In 2014, Kolbert was asked whether she found writing about extinction depressing. She said it was, but it had to be looked in the face. “I’ve tried to transcend my own feelings,” she explained. There’s good reason to do so: In such a politically charged field, honest sentiment is too often weaponized as evidence of bias and weakness. Furthermore, the voice of reportage, like the voice of scientific papers, carries enormous cultural power. It bespeaks objectivity. It’s the voice we are told to use when we want to be taken seriously, when we don’t want our conclusions to be interpreted as simply being emotional; we’re taught such things muddy the force of truth.

Yet the people who toil to stop invasive carp or preserve desert pupfish do so for reasons that do not exist solely in the realm of science. All the conservation biologists I know have deep attachments to the creatures they study, and it is these passionate motivations that spur their efforts and assist the continued survival of the creatures in question. I’m reminded of the words of Robin Wall Kimmerer, botanist, writer and member of the Citizen Potawatomi Nation, who maintains that science can be a path to kinship with other species, and that it should be animated by more than simply pure analysis.

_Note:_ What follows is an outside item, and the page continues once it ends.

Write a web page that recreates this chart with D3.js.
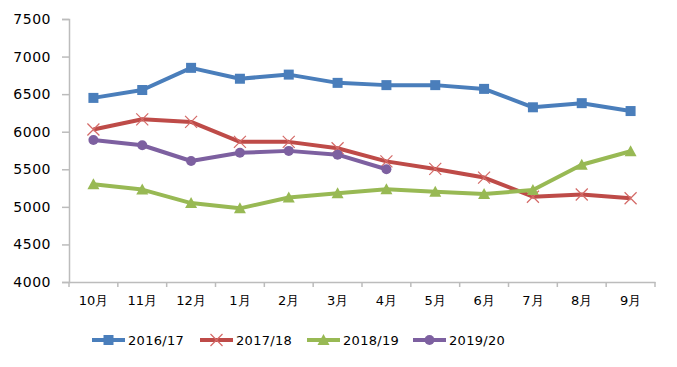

Beautifully and insistently, Kolbert shows us that it is time to think radically about the ways we manage the environment; time to work with what we have, using the knowledge we have, with our eyes fully open to the realities of where we are. Rigorous analysis and science journalism, the form in which Kolbert truly excels, is needed now more than ever. But alongside it, to enrich it, there should be other stories too: tender, careful investigations into the feelings that drive and shape our efforts to save the world.